Housing sales are a backward looking indicator, since it takes time for a house to be constructed once begun. Therefore, I would postulate that housing sales prices are not a reliable indicator; once the house is done a builder may sit on it longer to achieve his price, or he may cut it to move out from beneath the inventory obligation.
[A majority of housing sales are individuals moving out or moving up, and those are discretionary, but some are not, as when a worker is transferred somewhere.]
Rentals are, surprisingly, a rear facing indicator, at least at this point in the cycle. Rents aren’t like apples or auto tires, where the price can move in a day. Rental agreements are generally a year’s duration, so any price increase (and they are nearly always increases) is “pent-up” until renewal time.
It will take a lot of new inventory (including unsold houses) to tip this one down. It will happen, eventually, but [as the WSJ article you posted recently showed] many large property managers are finding they can be more profitable letting their occupancy stats slide while jacking up rents to much higher levels.] Eventually that has to catch up with them, but it may not be for quite a while.
Side note: as a landlord I always found there was more wear and tear and increased costs of managing the property during tenant transition.
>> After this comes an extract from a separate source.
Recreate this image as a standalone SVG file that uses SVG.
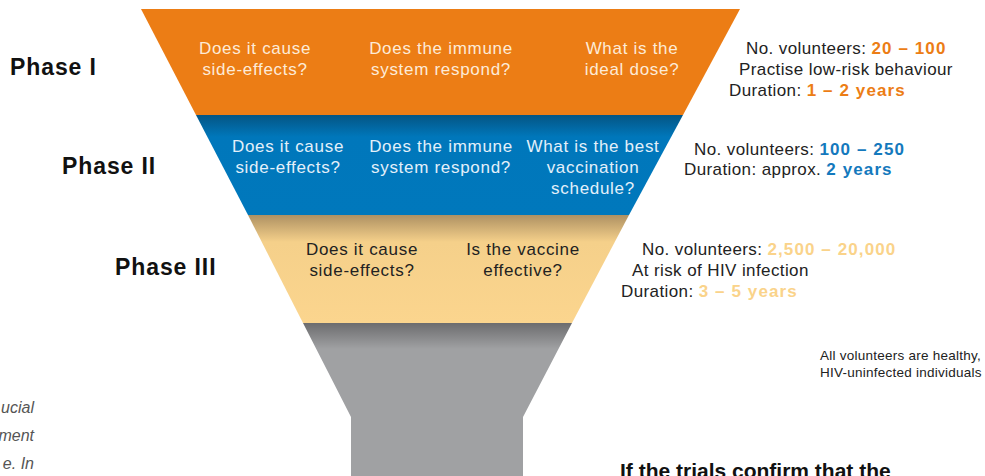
<svg xmlns="http://www.w3.org/2000/svg" width="985" height="476" viewBox="0 0 985 476">
  <defs>
    <linearGradient id="gBlue" x1="0" y1="115" x2="0" y2="215" gradientUnits="userSpaceOnUse">
      <stop offset="0" stop-color="#045584"/>
      <stop offset="0.22" stop-color="#0077BB"/>
      <stop offset="1" stop-color="#0078BC"/>
    </linearGradient>
    <linearGradient id="gTan" x1="0" y1="215" x2="0" y2="323" gradientUnits="userSpaceOnUse">
      <stop offset="0" stop-color="#AE9163"/>
      <stop offset="0.25" stop-color="#F5D08A"/>
      <stop offset="1" stop-color="#FBD58E"/>
    </linearGradient>
    <linearGradient id="gGray" x1="0" y1="323" x2="0" y2="476" gradientUnits="userSpaceOnUse">
      <stop offset="0" stop-color="#6C6C6E"/>
      <stop offset="0.17" stop-color="#A0A1A3"/>
      <stop offset="1" stop-color="#A0A1A3"/>
    </linearGradient>
    <style>
      .phase { font-family: "Liberation Sans", Arial, sans-serif; font-weight: bold; font-size: 23px; letter-spacing: 0.9px; fill: #111; }
      .q { font-family: "Liberation Sans", Arial, sans-serif; font-size: 17px; letter-spacing: 0.7px; text-anchor: middle; }
      .qo { fill: #FDEBD8; }
      .qb { fill: #E3F0FA; }
      .qt { fill: #222; }
      .info { font-family: "Liberation Sans", Arial, sans-serif; font-size: 17px; letter-spacing: 0.4px; fill: #222; }
      .num { font-weight: bold; letter-spacing: 1.1px; }
      .o { fill: #EC7D15; }
      .b { fill: #1479BD; }
      .t { fill: #FAD38A; }
      .note { font-family: "Liberation Sans Narrow", "Liberation Sans", Arial, sans-serif; font-size: 13.5px; letter-spacing: 0.25px; fill: #222; }
      .side { font-family: "Liberation Sans", Arial, sans-serif; font-style: italic; font-size: 16px; fill: #555; text-anchor: end; }
      .head { font-family: "Liberation Sans Narrow", "Liberation Sans", Arial, sans-serif; font-weight: bold; font-size: 21px; fill: #111; }
    </style>
  </defs>

  <rect width="985" height="476" fill="#ffffff"/>

  <!-- funnel bands -->
  <g id="phase1">
    <polygon points="141,9 740,9 683,115 196,115" fill="#EC7D15"/>
    <text class="phase" x="10" y="75">Phase I</text>
    <text class="q qo" x="255" y="54">Does it cause</text>
    <text class="q qo" x="255" y="75">side-effects?</text>
    <text class="q qo" x="441" y="54">Does the immune</text>
    <text class="q qo" x="441" y="75">system respond?</text>
    <text class="q qo" x="632" y="54">What is the</text>
    <text class="q qo" x="632" y="75">ideal dose?</text>
    <text class="info" x="746" y="54">No. volunteers: <tspan class="num o">20 – 100</tspan></text>
    <text class="info" x="739" y="75">Practise low-risk behaviour</text>
    <text class="info" x="729" y="96">Duration: <tspan class="num o">1 – 2 years</tspan></text>
  </g>

  <g id="phase2">
    <polygon points="196,115 683,115 629,215 248,215" fill="url(#gBlue)"/>
    <text class="phase" x="62" y="174">Phase II</text>
    <text class="q qb" x="288" y="152">Does it cause</text>
    <text class="q qb" x="288" y="173">side-effects?</text>
    <text class="q qb" x="441" y="152">Does the immune</text>
    <text class="q qb" x="441" y="173">system respond?</text>
    <text class="q qb" x="593" y="152">What is the best</text>
    <text class="q qb" x="593" y="173">vaccination</text>
    <text class="q qb" x="593" y="194">schedule?</text>
    <text class="info" x="694" y="155">No. volunteers: <tspan class="num b">100 – 250</tspan></text>
    <text class="info" x="684" y="175">Duration: approx. <tspan class="num b">2 years</tspan></text>
  </g>

  <g id="phase3">
    <polygon points="248,215 629,215 572,323 303,323" fill="url(#gTan)"/>
    <text class="phase" x="115" y="275">Phase III</text>
    <text class="q qt" x="362" y="255">Does it cause</text>
    <text class="q qt" x="362" y="276">side-effects?</text>
    <text class="q qt" x="523" y="255">Is the vaccine</text>
    <text class="q qt" x="523" y="276">effective?</text>
    <text class="info" x="642" y="255">No. volunteers: <tspan class="num t">2,500 – 20,000</tspan></text>
    <text class="info" x="632" y="276">At risk of HIV infection</text>
    <text class="info" x="621" y="297">Duration: <tspan class="num t">3 – 5 years</tspan></text>
  </g>

  <g id="stem">
    <polygon points="303,323 572,323 523,417 523,476 351,476 351,417" fill="url(#gGray)"/>
  </g>

  <g id="note">
    <text class="note" x="820" y="360">All volunteers are healthy,</text>
    <text class="note" x="820" y="377">HIV-uninfected individuals</text>
  </g>

  <g id="sidetext">
    <text class="side" x="34" y="413">ucial</text>
    <text class="side" x="34" y="441">ment</text>
    <text class="side" x="34" y="469">e. In</text>
  </g>

  <g id="heading">
    <text class="head" x="620" y="478">If the trials confirm that the</text>
  </g>

  <g id="connectors"/>
</svg>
Scratched floors, things that were broken that the tenant learned to live with, new paint, etc… these were all things that made having “a good tenant” a better decision than jacking up the rent and forcing people out in pursuit of a few extra bucks.
This is talking about a decline in rate of increase of housing, not a drop in home prices as you state in your title.
Frankly it’s nearly impossible to understand what is happening in your market by looking at the national market. Lack of inventory still reigns supreme here, and prices are still going up, though much more slowly.
Recently had a chat with our Realtor about the local market. Consensus is we should anticipate a 4.5% increase in prices in 2023. Note that we are looking to sell, not buy, so a Realtor looking to put pressure on you would say prices are going down and sell now.
IMO the Fed will continue to raise at 0.75% until we consumers buy less and the stock market shows some fear. Yellen has been on the campaign trail spouting some hope about the economy. Look for that to stop after the election is over. Transitory hope.
Am not impressed, particularly given from your article: In the Case-Shiller 20-city index, metro areas on the West Coast suffered the biggest month-over-month price declines. Home prices in San Francisco fell 4.3% in August from July, and Seattle prices fell 3.9%. 20 cities used to compile that index, with the West contributing most to the decline. That tells me nothing about what is going on in my small supply constrained city. Local data shows properties still flying off the shelf within 10 days of posting listing, though there are fewer properties getting into bidding wars and going $100K over ask. Our area is somewhat immune to recession, given the diverse industry employers including universities, hospitals, government and defense. We survived 2008 with only a minor decline.
As for a month over month decline of a modest 1.1%, I would need to see data for those two months going back a number of years before I would chalk it up to anything more than seasonality. July is the slowest month around here, and my favorite time to buy as bargains can be had. I guess we will see what next month brings.
Our area is seeing major price cuts. A property that was listed and was in contract at $1.2 million walking distance from my house fell through in June (when mortgage rates soared) and was sold in September for $900 K.